Bas-Saint-Laurent, Gaspésie

Sea Air

Here, the Saint Lawrence River merges with the sea, and the surrounding landscape is stunning and sprawling. Four national parks, impressive historical sites, the famous Percé Rock, flocks of Northern Gannet, whales, and Baie des Chaleurs, one of the most beautiful bays in the world...: welcome to Gaspésie and Bas-Saint- Laurent, where nature and culture are sure to charm you!

At the root of these attractions, you’ll find the stalwart presence of Indigenous communities,  essential to understanding Eastern Quebec. Europeans had first contact with this part of the New World by meeting the Gaspésie Mi’kmaq during the 16th century. The Mi’kmaq, divided into three communities across the peninsula, continue to share their culture with the world thanks to remarkable ancestral sites.
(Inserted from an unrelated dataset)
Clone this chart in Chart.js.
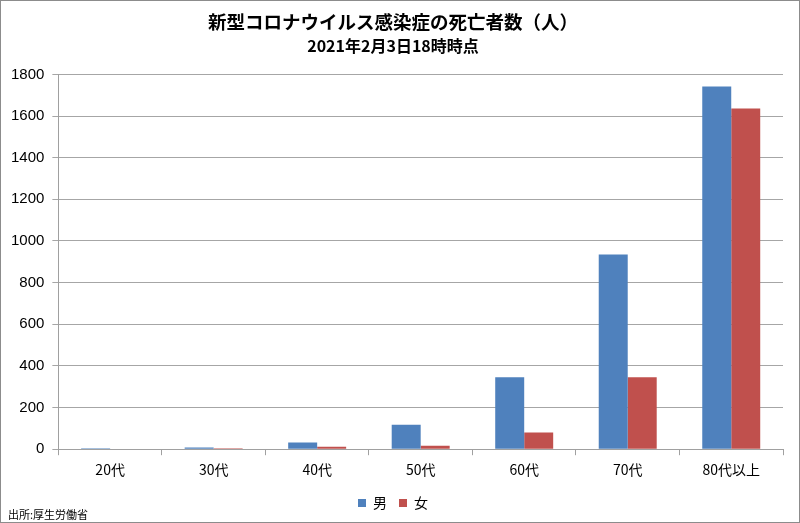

The Maliseet inhabit the Cacouna region in Bas-Saint-Laurent.

Discover the members



Recognized since 1850, the Gesgapegiag community is established on the shore of Chaleurs Bay, at the mouth of the Cascapedia River. Its name means large river in Mi’gmaq. English is the language most widely spoken in the community.


Living in harmony with the nature that surrounds it, the Mi’gmaq community of Gespeg has permanently settled in Gaspé Bay since the 16th century. In Mi’gmaq, Gespeg means the land’s end.

Wolastoqiyik Wahsipekuk

The Maliseet of Viger First Nation, now known as the Wolastoqiyik Wahsipekuk, is right next to the municipality of Cacouna. The Maliseet have historically lived off fishing and hunting; their movements along the banks of the St. Lawrence following the seasons.